Despite repeated inquiries by Gonzalez's lawyers, Dysart
did not file a responsive pleading to the complaint. On
February 20, 2015, Gonzalez applied for an entry of default,
again served Dysart, and also sent copies to Sim and
Companion Commercial Insurance ("Companion"),
Dysart's insurer. After a hearing on June 23, 2015, at
which Gonzalez presented evidence and Defendants failed to
appear, the trial court entered a default judgment in the
amount of $667, 279.56.
On August 11, 2015, Defendants filed a Rule 60(c) motion to
vacate the judgment's damage award, and Companion moved
to intervene. At oral argument on the motions, Dysart's
attorney told the court Dysart would admit liability and only
contest damages if the motion was granted. The trial court
denied Companion's intervention motion because no
coverage issues existed, but it granted the motion to vacate
the default judgment. The court observed that although it
seemed unfair for the insurance company "to have handled
the claim in such a casual or indifferent manner . . . and
then plead the injustice after the fact, " it
acknowledged it had "doubts about the fairness of the
amount of the judgment, " which seemed "too
large." The proper course "in such a 'tie,
'" the court concluded, "is to allow the case
to be decided on the merits."
The court of appeals reversed and reinstated the default
damages judgment. Gonzalez v. Nguyen, 1 CA-CV
16-0141, 2017 WL 1057307 (Ariz. App. Mar. 21, 2017) (mem.
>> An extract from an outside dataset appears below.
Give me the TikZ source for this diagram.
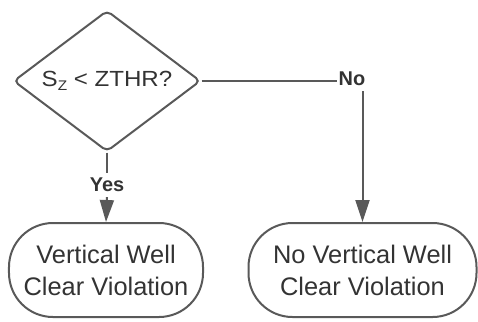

decision). The court noted that the only support for the
motion to vacate was an affidavit from Companion's claims
manager attesting to an oversight or error in responding to
the application for entry of default but offering no
substantive defense. Id. at *3 ¶ 18. Citing
Rule 60(c)(6), Dysart argued that it wanted to examine
whether the amount of damages was reasonable. Id.
¶ 19. The court of appeals concluded, as had the trial
court, that Defendants had shown no excusable neglect,
id. at *5 ¶ 23; see Ariz. R. Civ. P.
60(c)(1), but overturned the trial court's decision
vacating the judgment because Dysart had not presented a
"meritorious defense" to support the motion.
Gonzalez, 1 CA-CV 16-0141, at *4 ¶ 22.